— What this task involves —
In your copy, leave out the pictures; write out all the data exactly.
[start]
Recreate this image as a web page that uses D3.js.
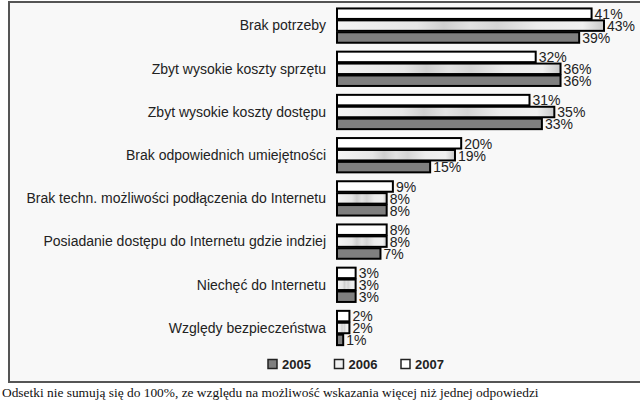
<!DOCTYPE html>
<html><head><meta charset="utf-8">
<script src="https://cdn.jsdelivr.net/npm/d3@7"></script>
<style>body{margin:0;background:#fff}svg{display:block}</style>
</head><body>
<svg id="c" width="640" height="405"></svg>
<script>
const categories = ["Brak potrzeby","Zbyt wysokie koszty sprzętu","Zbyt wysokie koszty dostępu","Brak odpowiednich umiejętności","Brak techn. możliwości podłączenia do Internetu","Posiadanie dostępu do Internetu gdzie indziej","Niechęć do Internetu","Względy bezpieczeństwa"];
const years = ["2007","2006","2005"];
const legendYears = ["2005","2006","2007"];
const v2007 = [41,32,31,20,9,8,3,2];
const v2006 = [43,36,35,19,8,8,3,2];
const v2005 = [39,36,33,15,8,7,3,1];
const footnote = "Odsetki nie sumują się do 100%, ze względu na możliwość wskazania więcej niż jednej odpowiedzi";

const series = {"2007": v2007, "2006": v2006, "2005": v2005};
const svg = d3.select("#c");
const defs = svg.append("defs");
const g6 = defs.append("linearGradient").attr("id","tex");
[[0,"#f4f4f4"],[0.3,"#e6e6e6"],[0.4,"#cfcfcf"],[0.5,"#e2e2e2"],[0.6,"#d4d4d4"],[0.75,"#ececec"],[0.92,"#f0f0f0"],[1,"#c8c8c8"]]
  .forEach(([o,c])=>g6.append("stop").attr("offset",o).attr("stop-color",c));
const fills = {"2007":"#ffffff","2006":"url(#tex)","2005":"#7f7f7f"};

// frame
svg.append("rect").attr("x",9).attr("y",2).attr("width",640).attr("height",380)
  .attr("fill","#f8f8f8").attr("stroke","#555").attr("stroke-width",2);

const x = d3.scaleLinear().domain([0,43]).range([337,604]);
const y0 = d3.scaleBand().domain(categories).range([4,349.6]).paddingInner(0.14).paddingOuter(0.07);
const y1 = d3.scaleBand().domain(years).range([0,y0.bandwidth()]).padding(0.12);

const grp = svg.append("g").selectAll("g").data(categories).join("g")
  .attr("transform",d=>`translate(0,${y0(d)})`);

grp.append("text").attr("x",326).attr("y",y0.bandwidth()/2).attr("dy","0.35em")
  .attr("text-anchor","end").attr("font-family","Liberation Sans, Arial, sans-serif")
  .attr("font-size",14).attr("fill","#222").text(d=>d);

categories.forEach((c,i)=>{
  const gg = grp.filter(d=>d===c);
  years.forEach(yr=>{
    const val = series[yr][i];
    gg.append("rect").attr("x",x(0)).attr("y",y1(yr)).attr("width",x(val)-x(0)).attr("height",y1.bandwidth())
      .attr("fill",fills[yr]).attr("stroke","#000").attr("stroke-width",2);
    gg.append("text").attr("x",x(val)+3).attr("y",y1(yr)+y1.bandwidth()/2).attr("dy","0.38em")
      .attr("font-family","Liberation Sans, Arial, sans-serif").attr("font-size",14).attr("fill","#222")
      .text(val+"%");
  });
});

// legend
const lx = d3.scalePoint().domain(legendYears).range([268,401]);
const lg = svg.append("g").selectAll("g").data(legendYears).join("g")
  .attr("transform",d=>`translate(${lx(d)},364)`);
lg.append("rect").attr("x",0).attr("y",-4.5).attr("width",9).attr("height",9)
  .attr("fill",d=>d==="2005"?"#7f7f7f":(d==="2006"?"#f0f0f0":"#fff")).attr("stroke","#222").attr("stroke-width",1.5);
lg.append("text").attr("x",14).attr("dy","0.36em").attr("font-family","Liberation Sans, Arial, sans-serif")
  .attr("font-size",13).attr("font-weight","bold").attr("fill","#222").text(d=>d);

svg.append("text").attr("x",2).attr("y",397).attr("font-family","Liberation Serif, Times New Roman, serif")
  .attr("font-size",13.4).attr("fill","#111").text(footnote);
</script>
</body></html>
[end]
— Output —
Recreate this image as a web page that uses D3.js.
<!DOCTYPE html>
<html><head><meta charset="utf-8">
<script src="https://cdn.jsdelivr.net/npm/d3@7"></script>
<style>body{margin:0;background:#fff}svg{display:block}</style>
</head><body>
<svg id="c" width="640" height="405"></svg>
<script>
const categories = ["Brak potrzeby","Zbyt wysokie koszty sprzętu","Zbyt wysokie koszty dostępu","Brak odpowiednich umiejętności","Brak techn. możliwości podłączenia do Internetu","Posiadanie dostępu do Internetu gdzie indziej","Niechęć do Internetu","Względy bezpieczeństwa"];
const years = ["2007","2006","2005"];
const legendYears = ["2005","2006","2007"];
const v2007 = [41,32,31,20,9,8,3,2];
const v2006 = [43,36,35,19,8,8,3,2];
const v2005 = [39,36,33,15,8,7,3,1];
const footnote = "Odsetki nie sumują się do 100%, ze względu na możliwość wskazania więcej niż jednej odpowiedzi";

const series = {"2007": v2007, "2006": v2006, "2005": v2005};
const svg = d3.select("#c");
const defs = svg.append("defs");
const g6 = defs.append("linearGradient").attr("id","tex");
[[0,"#f4f4f4"],[0.3,"#e6e6e6"],[0.4,"#cfcfcf"],[0.5,"#e2e2e2"],[0.6,"#d4d4d4"],[0.75,"#ececec"],[0.92,"#f0f0f0"],[1,"#c8c8c8"]]
  .forEach(([o,c])=>g6.append("stop").attr("offset",o).attr("stop-color",c));
const fills = {"2007":"#ffffff","2006":"url(#tex)","2005":"#7f7f7f"};

// frame
svg.append("rect").attr("x",9).attr("y",2).attr("width",640).attr("height",380)
  .attr("fill","#f8f8f8").attr("stroke","#555").attr("stroke-width",2);

const x = d3.scaleLinear().domain([0,43]).range([337,604]);
const y0 = d3.scaleBand().domain(categories).range([4,349.6]).paddingInner(0.14).paddingOuter(0.07);
const y1 = d3.scaleBand().domain(years).range([0,y0.bandwidth()]).padding(0.12);

const grp = svg.append("g").selectAll("g").data(categories).join("g")
  .attr("transform",d=>`translate(0,${y0(d)})`);

grp.append("text").attr("x",326).attr("y",y0.bandwidth()/2).attr("dy","0.35em")
  .attr("text-anchor","end").attr("font-family","Liberation Sans, Arial, sans-serif")
  .attr("font-size",14).attr("fill","#222").text(d=>d);

categories.forEach((c,i)=>{
  const gg = grp.filter(d=>d===c);
  years.forEach(yr=>{
    const val = series[yr][i];
    gg.append("rect").attr("x",x(0)).attr("y",y1(yr)).attr("width",x(val)-x(0)).attr("height",y1.bandwidth())
      .attr("fill",fills[yr]).attr("stroke","#000").attr("stroke-width",2);
    gg.append("text").attr("x",x(val)+3).attr("y",y1(yr)+y1.bandwidth()/2).attr("dy","0.38em")
      .attr("font-family","Liberation Sans, Arial, sans-serif").attr("font-size",14).attr("fill","#222")
      .text(val+"%");
  });
});

// legend
const lx = d3.scalePoint().domain(legendYears).range([268,401]);
const lg = svg.append("g").selectAll("g").data(legendYears).join("g")
  .attr("transform",d=>`translate(${lx(d)},364)`);
lg.append("rect").attr("x",0).attr("y",-4.5).attr("width",9).attr("height",9)
  .attr("fill",d=>d==="2005"?"#7f7f7f":(d==="2006"?"#f0f0f0":"#fff")).attr("stroke","#222").attr("stroke-width",1.5);
lg.append("text").attr("x",14).attr("dy","0.36em").attr("font-family","Liberation Sans, Arial, sans-serif")
  .attr("font-size",13).attr("font-weight","bold").attr("fill","#222").text(d=>d);

svg.append("text").attr("x",2).attr("y",397).attr("font-family","Liberation Serif, Times New Roman, serif")
  .attr("font-size",13.4).attr("fill","#111").text(footnote);
</script>
</body></html>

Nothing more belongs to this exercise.